As the state of Maine, and the nation, move towards standards based education and proficiency based report cards, foreign language instruction has shifted away from the traditional textbook exercises, learner specific audio, and verb conjugation exams. Students are now expected to reach a certain proficiency level prior to graduating, meeting standards in communication. The American Council on the Teaching of Foreign Languages (ACTFL) created these proficiency guidelines and have divided the Communication standard into its three components; Presentational, Interpersonal, and Interpretive.

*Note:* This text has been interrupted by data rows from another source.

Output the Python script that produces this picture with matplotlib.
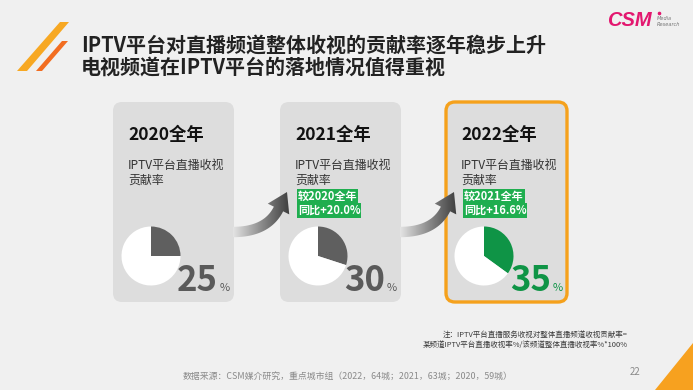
import numpy as np
import matplotlib
matplotlib.use("Agg")
import matplotlib.pyplot as plt
from matplotlib.patches import FancyBboxPatch, Polygon
from matplotlib.colors import LinearSegmentedColormap

plt.rcParams['font.family'] = ['Noto Sans CJK SC', 'DejaVu Sans']

# ---- data ----
years = ['2020全年', '2021全年', '2022全年']
shares = [25, 30, 35]
compare_base = ['较2020全年', '较2021全年']
yoy_labels = ['同比+20.0%', '同比+16.6%']
subtitle = ['IPTV平台直播收视', '贡献率']
title_lines = ['IPTV平台对直播频道整体收视的贡献率逐年稳步上升',
               '电视频道在IPTV平台的落地情况值得重视']
note_lines = ['注：IPTV平台直播服务收视对整体直播频道收视贡献率=',
              '某频道IPTV平台直播收视率%/该频道整体直播收视率%*100%']
source = '数据来源：CSM媒介研究，重点城市组（2022，64城；2021，63城；2020，59城）'
page_no = '22'

W, H = 693, 390
BG = '#f0f0f0'
CARD = '#dddddd'
GRAY = '#5f5f5f'
NUMGRAY = '#5a5a5a'
GREEN = '#0f9446'
LABELGREEN = '#1fae4f'
ORANGE = '#f5a11c'

fig = plt.figure(figsize=(W / 100, H / 100), dpi=100)
fig.patch.set_facecolor(BG)
ax = fig.add_axes([0, 0, 1, 1])
ax.set_facecolor(BG)
ax.axis('off')

# decorative slashes
ax.add_patch(Polygon([(60, 22), (69, 22), (27, 71), (17, 71)], closed=True,
                     facecolor='#f7a823', edgecolor='none'))
ax.add_patch(Polygon([(62, 41), (68, 41), (42, 71), (36, 71)], closed=True,
                     facecolor='#f26d21', edgecolor='none'))

# title
ax.text(81, 45, title_lines[0], fontsize=14.4, fontweight='bold', color='#222222',
        va='center', ha='left')
ax.text(81, 67, title_lines[1], fontsize=14.4, fontweight='bold', color='#222222',
        va='center', ha='left')

# logo
ax.text(607, 21, 'CSM', fontsize=14.5, fontweight='heavy', style='italic',
        color='#e3176f', va='center', ha='left', family=['Liberation Sans'])
ax.text(657, 18.5, 'Media', fontsize=3.6, style='italic', color='#777777',
        va='center', ha='left', family=['DejaVu Sans'])
ax.text(657, 24, 'Research', fontsize=3.6, style='italic', color='#777777',
        va='center', ha='left', family=['DejaVu Sans'])
ax.plot([659], [13], marker='o', markersize=1.6, color='#e3176f')

# cards
card_left = [113, 280, 446]
card_top, card_bottom, card_w = 102, 302, 121
for i, x0 in enumerate(card_left):
    if i == 2:
        box = FancyBboxPatch((x0, card_top), card_w, card_bottom - card_top,
                             boxstyle='round,pad=0,rounding_size=9',
                             facecolor=CARD, edgecolor=ORANGE, linewidth=2.4,
                             zorder=1)
    else:
        box = FancyBboxPatch((x0, card_top), card_w, card_bottom - card_top,
                             boxstyle='round,pad=0,rounding_size=9',
                             facecolor=CARD, edgecolor='none', zorder=1)
    ax.add_patch(box)
    ax.text(x0 + 15, 135, years[i], fontsize=12.5, fontweight='bold',
            color='#111111', va='center', ha='left', zorder=5)
    ax.text(x0 + 15, 165, subtitle[0], fontsize=8.6, color='#333333',
            va='center', ha='left', zorder=5)
    ax.text(x0 + 15, 180, subtitle[1], fontsize=8.6, color='#333333',
            va='center', ha='left', zorder=5)

    # pie
    cx, cy, r = x0 + 38, 256, 29.5
    pax = fig.add_axes([(cx - r) / W, 1 - (cy + r) / H, 2 * r / W, 2 * r / H])
    pcol = GREEN if i == 2 else GRAY
    pax.pie([shares[i], 100 - shares[i]], colors=[pcol, 'white'],
            startangle=90, counterclock=False,
            wedgeprops=dict(linewidth=0))
    pax.set_xlim(-1, 1)
    pax.set_ylim(-1, 1)
    pax.set_aspect('auto')
    pax.axis('off')

    ncol = GREEN if i == 2 else NUMGRAY
    ax.text(x0 + 105, 291, f'{shares[i]}', fontsize=25, fontweight='bold',
            color=ncol, va='baseline', ha='right', zorder=5)
    ax.text(x0 + 106.5, 291, '%', fontsize=8, color=ncol, va='baseline',
            ha='left', zorder=5)

# green comparison labels
for j, x0 in enumerate(card_left[1:]):
    ax.text(x0 + 18, 196, compare_base[j], fontsize=8, fontweight='bold',
            color='white', va='center', ha='left', zorder=6,
            bbox=dict(facecolor=LABELGREEN, edgecolor='none', pad=0.6))
    ax.text(x0 + 18, 210.5, yoy_labels[j], fontsize=8, fontweight='bold',
            color='white', va='center', ha='left', zorder=6,
            bbox=dict(facecolor=LABELGREEN, edgecolor='none', pad=0.6))

# curved gradient arrows
cmap = LinearSegmentedColormap.from_list('g', ['#e4e4e4', '#8a8a8a', '#3a3a3a'])


def draw_arrow(sx, sy):
    P0 = np.array([0.0, 0.0])
    P1 = np.array([34.0, 0.0])
    P2 = np.array([45.5, -23.0])
    t = np.linspace(0, 1, 40)[:, None]
    pts = (1 - t) ** 2 * P0 + 2 * (1 - t) * t * P1 + t ** 2 * P2
    der = 2 * (1 - t) * (P1 - P0) + 2 * t * (P2 - P1)
    der = der / np.linalg.norm(der, axis=1, keepdims=True)
    nrm = np.column_stack([-der[:, 1], der[:, 0]])
    hw = 5.2
    upper = pts + hw * nrm
    lower = pts - hw * nrm
    d = der[-1]
    n = nrm[-1]
    base = P2
    c1 = base + 12 * n
    c2 = base - 12 * n
    tip = base + 19 * d
    poly = np.vstack([upper, c1[None, :], tip[None, :], c2[None, :], lower[::-1]])
    poly = poly + np.array([sx, sy])
    patch = Polygon(poly, closed=True, facecolor='none', edgecolor='none')
    ax.add_patch(patch)
    grad = np.linspace(0, 1, 256)[None, :]
    im = ax.imshow(grad, cmap=cmap, aspect='auto',
                   extent=[sx, sx + 58, sy + 12, sy - 45], zorder=4,
                   interpolation='bilinear')
    im.set_clip_path(patch)


draw_arrow(233, 232)
draw_arrow(400, 232)

# notes
ax.text(628, 335, note_lines[0], fontsize=5.4, color='#3a3a3a', va='center',
        ha='right')
ax.text(628, 344.5, note_lines[1], fontsize=5.4, color='#3a3a3a', va='center',
        ha='right')
ax.text(183, 376, source, fontsize=6.4, color='#8a8a8a', va='center', ha='left')
ax.text(630, 372, page_no, fontsize=7, color='#8a8a8a', va='center', ha='left')

# corner triangle
ax.add_patch(Polygon([(655, 390), (693, 343), (693, 390)], closed=True,
                     facecolor='#f7a11f', edgecolor='none'))

ax.set_xlim(0, W)
ax.set_ylim(H, 0)
fig.savefig('out.png', dpi=100, facecolor=BG)
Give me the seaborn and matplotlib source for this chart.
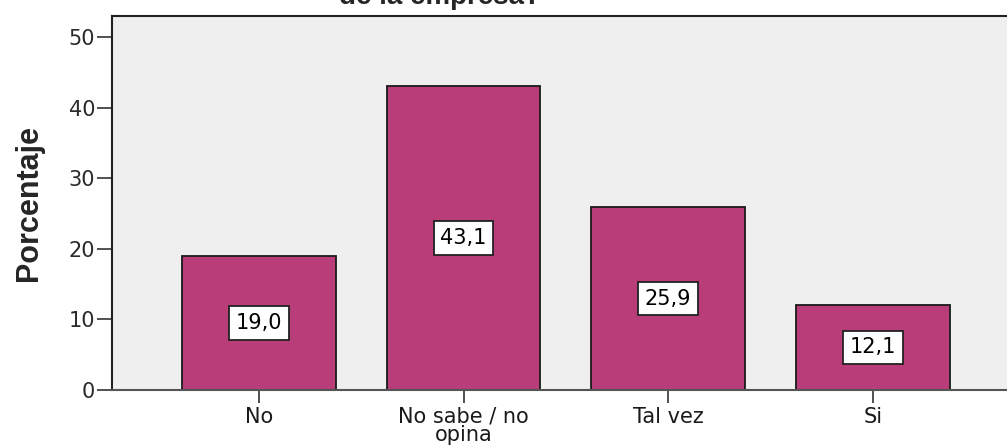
import pandas as pd
import matplotlib.pyplot as plt
import seaborn as sns

# data
categories = ["No", "No sabe / no\nopina", "Tal vez", "Si"]
percent = [19.0, 43.1, 25.9, 12.1]
yticks = [0, 10, 20, 30, 40, 50]

df = pd.DataFrame({"cat": categories, "pct": percent})

sns.set_theme(style="white")
plt.rcParams["font.family"] = ["DejaVu Sans"]

fig = plt.figure(figsize=(10.07, 4.46), dpi=100)
ax = fig.add_axes([112 / 1007, 56 / 446, 1 - 112 / 1007 + 0.01, (390 - 16) / 446])
ax.set_facecolor("#efefef")

sns.barplot(data=df, x="cat", y="pct", ax=ax, color="#b93d79", saturation=1,
            width=0.75, edgecolor="#1a1a1a", linewidth=1.3)

for i, v in enumerate(percent):
    ax.text(i, v / 2, f"{v:.1f}".replace(".", ","), ha="center", va="center",
            fontsize=15, color="black",
            bbox=dict(boxstyle="square,pad=0.32", fc="white", ec="#222222", lw=1.3))

ax.set_ylim(0, 53)
ax.set_xlim(-0.718, 3.705)
ax.set_yticks(yticks)
ax.set_yticklabels([str(t) for t in yticks], fontsize=15, color="#2a2a2a")
ax.tick_params(axis="y", left=True, length=11, width=1.2, color="#333333", pad=1)
ax.tick_params(axis="x", bottom=True, length=9, width=1.2, color="#333333",
               labelsize=15, labelcolor="#1a1a1a", pad=3)
for lab in ax.get_xticklabels():
    lab.set_linespacing(0.9)

ax.set_xlabel("")
ax.set_ylabel("Porcentaje", fontsize=22, fontweight="bold", labelpad=18,
              family="Liberation Sans")

for side in ["top", "left", "bottom"]:
    ax.spines[side].set_color("#222222")
    ax.spines[side].set_linewidth(1.5)
ax.spines["bottom"].set_color("#555555")
ax.spines["right"].set_visible(False)

# title mostly cropped off at the top of the image
fig.text(440 / 1007, 1 - 4 / 446, "de la empresa?", ha="center", va="baseline",
         fontsize=20, fontweight="bold", family="Liberation Sans")

fig.savefig("out.png", dpi=100)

The Interpretive standard states that “Students understand and interpret written and spoken language on a variety of topics.” The written text and audio listenings used when assessing the students are required to be authentic, meaning they are written or spoken by natives, for natives. Therefore, teachers cannot create material on their own. Authentic resources are difficult for some teachers to come by, especially teachers in Maine, and other northern rural states, where the hispanic population is low. Teachers frequently rely on the web to find authentic material for listening and reading assessments, often toiling for hours, sifting through material. Sites are limited, Youtube‘s TV videos are not labeled by content, and episodes of Aquí No Hay Quien Viva or El Hormiguero are long and contain segments that are not appropriate for younger learners.
With this grant money, I am spending a month in Madrid collecting audio, video, and photographic materials to publish on a website database for teacher usage. From my host family, to co-workers, the language school where I prepped for the DELE, and the Colegio Mayor where St. Lawrence’s office is, I will gather conversations for teachers to use in their Spanish instruction and Interpretive assessments. I also want to collect video footage of city and cultural scenes like food, art, and music. From an afternoon in Retiro Park to a walk down Fuencarrel, the city offers many opportunities for footage. Lastly, authentic texts like menus, maps, and tickets will be photographed and uploaded to the database as well.
With this collection for public usage, teachers in Maine and other states with limited native populations, will have an easier time adapting their teaching and assessments to the standards based proficiencies. I would love to use my love of Spain and skills in technology to bring resources to my fellow Spanish teachers.